Chinese net surfers, especially teenagers and young people in their 20s, are hooked on on-line dating. Logging onto online chatrooms or using ICQ, an online paging service, surfers can meet and converse with partners on-line, in the hope of finding friends or a spouse.

Some, like a woman net surfer called Jiejie, met her American husband Mark, in a chatroom.

Jiejie recalls that she was a loner in college at Shanghai, timid and withdrawn because she was ashamed of scars on her neck, the remnants of a childhood accident. She turned to the Internet for consolation and friendship.

After a couple of days chatting online, Jiejie and Mark decided to meet in person. Mark flew to Shanghai to meet her and a couple of months later, they got married.

But a recent survey by a Shanghai-based lifestyle website found that only 7 percent of on-line lovers end up married. Often such relationships are seen as just a laugh, a game or a hoax.

Earlier in February, a 14-year-old Hong Kong schoolgirl was raped in a karaoke box by her boyfriend whom she had met recently through a chatroom.

A ‘Guangzhou Daily’ report said that an increasing number of young girls under 18 years old have been raped or suffered sexual harassment by boyfriends they had just met.

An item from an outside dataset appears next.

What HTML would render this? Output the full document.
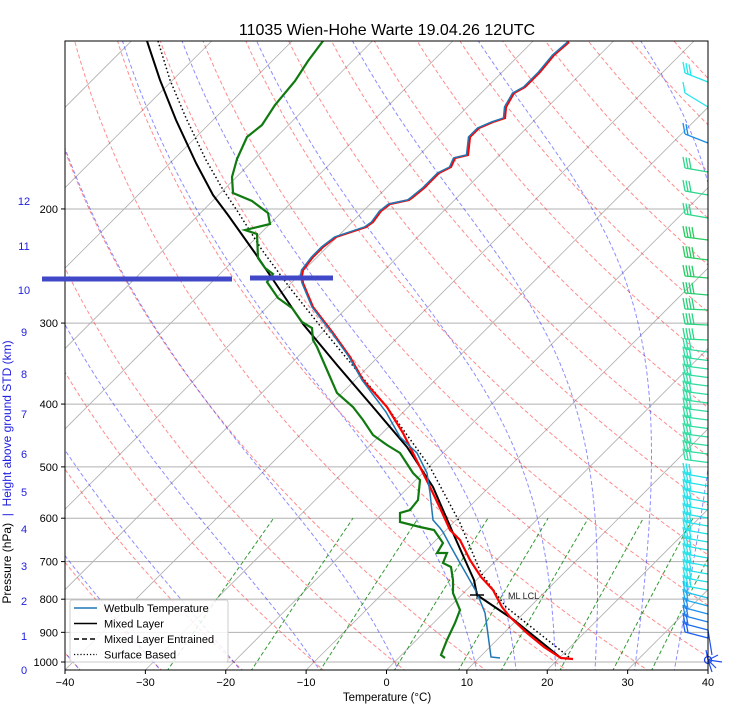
<!DOCTYPE html>
<html><head><meta charset="utf-8"><style>
html,body{margin:0;padding:0;background:#fff;overflow:hidden}
svg{display:block;font-family:"Liberation Sans","DejaVu Sans",sans-serif}
</style></head><body>
<svg id="s" width="740" height="714" viewBox="0 0 740 714" xmlns="http://www.w3.org/2000/svg">
<defs><clipPath id="c"><rect x="65" y="41" width="643" height="629"/></clipPath></defs>
<rect width="740" height="714" fill="#fff"/>
<g id="bg" clip-path="url(#c)"></g>
<g id="prof" clip-path="url(#c)"></g>
<g id="barbs"></g>
<rect x="65" y="41" width="643" height="629" fill="none" stroke="#000" stroke-width="1"/>
<text x="387" y="35" font-size="16" text-anchor="middle">11035 Wien-Hohe Warte 19.04.26 12UTC</text>
<g id="ax" font-size="11"></g>
<text x="387" y="701" font-size="11.5" text-anchor="middle">Temperature (°C)</text>
<text transform="translate(11,472) rotate(-90)" font-size="12" text-anchor="middle" xml:space="preserve"><tspan fill="#000">Pressure (hPa)  </tspan><tspan fill="#2020e0">|  Height above ground STD (km)</tspan></text>
<g id="bar"></g>
<g id="leg">
<rect x="70" y="600" width="158" height="62" fill="#fff" fill-opacity="0.85" stroke="#ccc" rx="2"/>
<line x1="74" y1="608" x2="97" y2="608" stroke="#1f77b4" stroke-width="1.5"/>
<line x1="74" y1="623.5" x2="97" y2="623.5" stroke="#000" stroke-width="1.5"/>
<line x1="74" y1="639" x2="97" y2="639" stroke="#000" stroke-width="1.5" stroke-dasharray="5,3"/>
<line x1="74" y1="654.5" x2="97" y2="654.5" stroke="#000" stroke-width="1.2" stroke-dasharray="1.2,2"/>
<text x="104" y="612" font-size="11">Wetbulb Temperature</text>
<text x="104" y="627.5" font-size="11">Mixed Layer</text>
<text x="104" y="643" font-size="11">Mixed Layer Entrained</text>
<text x="104" y="658.5" font-size="11">Surface Based</text>
</g>
</svg>
<script>
var NS="http://www.w3.org/2000/svg";
function Y(p){return 662+281.5*Math.log(p/1000);}
function X(T,p){return 65+(T+40)*8.0375+(670-Y(p));}
function el(parent,tag,attrs){var e=document.createElementNS(NS,tag);for(var k in attrs)e.setAttribute(k,attrs[k]);parent.appendChild(e);return e;}
function pts(a){return a.map(function(q){return q[0].toFixed(1)+","+q[1].toFixed(1);}).join(" ");}
var bg=document.getElementById("bg");
[1000,900,800,700,600,500,400,300,200].forEach(function(p){el(bg,"line",{x1:65,x2:708,y1:Y(p),y2:Y(p),stroke:"#b0b0b0","stroke-width":1});});
for(var T=-160;T<=40;T+=10){var xb=65+(T+40)*8.0375;el(bg,"line",{x1:xb,y1:670,x2:xb+629,y2:41,stroke:"#b0b0b0","stroke-width":0.8});}
for(var th=-40;th<=200;th+=10){var a=[];for(var p=1035;p>=95;p-=10){a.push([X((th+273.15)*Math.pow(p/1000,0.2857)-273.15,p),Y(p)]);}
el(bg,"polyline",{points:pts(a),fill:"none",stroke:"#ff0000","stroke-opacity":0.45,"stroke-width":1,"stroke-dasharray":"4,2.5"});}
var Rd=287.04,Cp=1005.7,Lv=2.501e6,eps=0.622;
function dTdp(T,p){var Tc=T-273.15;var es=6.112*Math.exp(17.67*Tc/(Tc+243.5));var rs=eps*es/(p-es);return (Rd*T+Lv*rs)/(p*(Cp+Lv*Lv*rs*eps/(Rd*T*T)));}
[-40,-30,-20,-10,0,10,15,20,25,30,35,40].forEach(function(t0){
 var up=[],T=t0+273.15,p=1000,h=-2;
 while(p>=100){up.push([X(T-273.15,p),Y(p)]);var k1=dTdp(T,p),k2=dTdp(T+h/2*k1,p+h/2),k3=dTdp(T+h/2*k2,p+h/2),k4=dTdp(T+h*k3,p+h);T+=h/6*(k1+2*k2+2*k3+k4);p+=h;}
 var dn=[];T=t0+273.15;p=1000;h=2;while(p<=1040){dn.unshift([X(T-273.15,p),Y(p)]);T+=h*dTdp(T,p);p+=h;}
 el(bg,"polyline",{points:pts(dn.concat(up)),fill:"none",stroke:"#0000ff","stroke-opacity":0.45,"stroke-width":1,"stroke-dasharray":"4,2.5"});});
[0.0004,0.001,0.002,0.004,0.007,0.01,0.016,0.024,0.032].forEach(function(w){var a=[];for(var p=1035;p>=600;p-=5){var e=w*p/(eps+w);var l=Math.log(e/6.112);a.push([X(243.5*l/(17.67-l),p),Y(p)]);}
el(bg,"polyline",{points:pts(a),fill:"none",stroke:"#008000","stroke-opacity":0.8,"stroke-width":1,"stroke-dasharray":"4,2.5"});});
var pr=document.getElementById("prof");
var redTop=[[569,42],[554,55],[540,72],[525,87],[514,93],[506,107],[505,118],[493,122],[479,128],[470,137],[468,155],[455,158],[451,167],[439,173],[430,182],[424,188],[413,197],[409,200],[390,204],[381,211],[373,222],[366,227],[336,237],[323,247],[313,257],[303,270],[302,276]];
var red=redTop.concat([[303,283],[313,307],[333,333],[350,357],[363,380],[387,407],[403,433],[420,467],[430,487],[440,508],[450,530],[460,540],[470,560],[481,577],[493,590],[502,607],[510,617],[527,633],[544,647],[561,658],[573,659]]);
var wb=redTop.map(function(q){return [q[0]-1.5,q[1]];}).concat([[302,283],[312,307],[332,333],[349,357],[362,380],[386,412],[400,437],[417,453],[427,473],[430,493],[433,520],[440,528],[443,532],[451,547],[460,563],[468,577],[477,593],[485,613],[487,627],[491,657],[500,658]]);
var grn=[[323,41],[308,61],[295,81],[275,105],[262,125],[247,137],[237,159],[232,177],[233,193],[252,201],[268,213],[270,224],[245,230],[257,234],[258,258],[265,268],[273,274],[267,282],[278,298],[292,308],[302,322],[312,328],[313,340],[317,347],[327,370],[337,393],[353,407],[363,420],[373,435],[387,445],[400,453],[413,473],[420,480],[418,500],[410,510],[400,513],[400,522],[420,527],[434,530],[443,543],[437,553],[447,553],[443,563],[451,567],[453,580],[453,593],[460,610],[455,623],[447,640],[441,655],[445,658]];
var ml=[[147,41],[160,80],[176,120],[196,163],[213,195],[228,215],[255,253],[280,290],[303,324],[337,365],[373,407],[407,447],[433,487],[453,533],[465,560],[474,580],[477,595],[514,620],[561,658]];
var sb=[[158,41],[170,80],[186,118],[206,160],[222,188],[238,212],[262,250],[290,288],[325,332],[358,372],[387,407],[430,467],[460,523],[481,573],[506,607],[569,657]];
el(pr,"polyline",{points:pts(sb),fill:"none",stroke:"#000","stroke-width":1.5,"stroke-dasharray":"1.5,2.5"});
el(pr,"polyline",{points:pts(ml),fill:"none",stroke:"#000","stroke-width":2,"stroke-linejoin":"round"});
el(pr,"polyline",{points:pts(grn),fill:"none",stroke:"#107a10","stroke-width":2.2});
el(pr,"polyline",{points:pts(red),fill:"none",stroke:"#ff0000","stroke-width":2.2});
el(pr,"polyline",{points:pts(wb),fill:"none",stroke:"#1f77b4","stroke-width":1.5});
el(pr,"line",{x1:470,x2:484,y1:595,y2:595,stroke:"#000","stroke-width":1.5});
el(pr,"line",{x1:477,x2:477,y1:591,y2:599,stroke:"#000","stroke-width":1});
var t=el(pr,"text",{x:508,y:599,"font-size":9,fill:"#222"});t.textContent="ML LCL";
var bar=document.getElementById("bar");
el(bar,"line",{x1:42,x2:232,y1:279,y2:279,stroke:"#4048c8","stroke-width":5});
el(bar,"line",{x1:250,x2:333,y1:278,y2:278,stroke:"#4048c8","stroke-width":5});
var ax=document.getElementById("ax");
[1000,900,800,700,600,500,400,300,200].forEach(function(p){el(ax,"line",{x1:61,x2:65,y1:Y(p),y2:Y(p),stroke:"#000"});var tt=el(ax,"text",{x:58,y:Y(p)+4,"text-anchor":"end"});tt.textContent=p;});
for(var T=-40;T<=40;T+=10){var x=65+(T+40)*8.0375;el(ax,"line",{x1:x,x2:x,y1:670,y2:674,stroke:"#000"});var tt=el(ax,"text",{x:x,y:686,"text-anchor":"middle"});tt.textContent=(T<0?"\u2212"+(-T):T);}
var hy=[670,636,601,566,529,492,454,414,374,332,290,246,201];
hy.forEach(function(y,i){var tt=el(ax,"text",{x:24,y:y+4,"text-anchor":"middle",fill:"#2020e0"});tt.textContent=i;});
var bb=document.getElementById("barbs");
var ys=[[82,"#22e6ee",9,3],[107,"#22e6ee",14,1],[143,"#1a8ce6",9,2],[172,"#2ed68a",4,3],[195,"#2ed68a",4,3],[218,"#2ed68a",4,3],[240,"#28cc60",3,4],[260,"#28cc60",3,4],[278,"#28cc66",2,4],[295,"#28cc70",2,4],[310,"#28d078",1,4],[325,"#2ad480",1,4],[340,"#2ad888",1,4]];
for(var y=352;y<=470;y+=8.5)ys.push([y,"#30dca0",3,3]);
for(var y=478;y<=590;y+=8)ys.push([y,"#22e0e8",4,3]);
[[598,"#1ec0f0"],[606,"#1aa8f0"],[614,"#1a90f0"],[622,"#1a80f0"],[630,"#1a6cf0"],[638,"#1a60f0"]].forEach(function(q){ys.push([q[0],q[1],6,2]);});
ys.forEach(function(b){var y=b[0],c=b[1],d=b[2],n=b[3];var x2=685,y2=y-d;
 el(bb,"line",{x1:708,y1:y,x2:x2,y2:y2,stroke:c,"stroke-width":1.3});
 for(var i=0;i<n;i++){var tx=x2+i*3,ty=y2+d*i*3/23;el(bb,"line",{x1:tx,y1:ty,x2:tx-2,y2:ty-11,stroke:c,"stroke-width":1.3});}});
el(bb,"circle",{cx:708,cy:660,r:3.5,fill:"none",stroke:"#2040f0","stroke-width":1.3});
[[718,655],[722,662],[716,668],[712,672],[706,650]].forEach(function(q){el(bb,"line",{x1:708,y1:660,x2:q[0],y2:q[1],stroke:"#2050f0","stroke-width":1.2});});
el(bb,"line",{x1:708,y1:630,x2:712,y2:655,stroke:"#2050f0","stroke-width":1.2});
</script>
</body></html>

Perceptions of human equality on the Internet also lead youngsters to worship hackers as “knowledge heroes.” Twenty-two percent of teenagers thought hackers were “able persons” and 8 percent considered them “network Robin Hoods,” said the newspaper report.

Another problem, experts said, was that children who spend too much time using computers would quit communicating with people around them and become isolated from the off-line world. This trend has also been reported by experts in other countries.

Some local experts say addiction to the Internet may not help what has apparently been growing incidences of psychological problems among the youth.

Parents and website operators should take responsibility to spare teenagers from addiction which “may cause more problems in the future,” China Teenager Research Centre expert Meng Yunxiao was quoted as saying in the ‘China Youth Daily’ newspaper.

Tan Jianfeng, an expert from the No 215 People’s Liberation Army Hospital, said China now has some 16 million patients with psychological problems, one-third of whom witnessed the first symptoms during their childhood or puberty.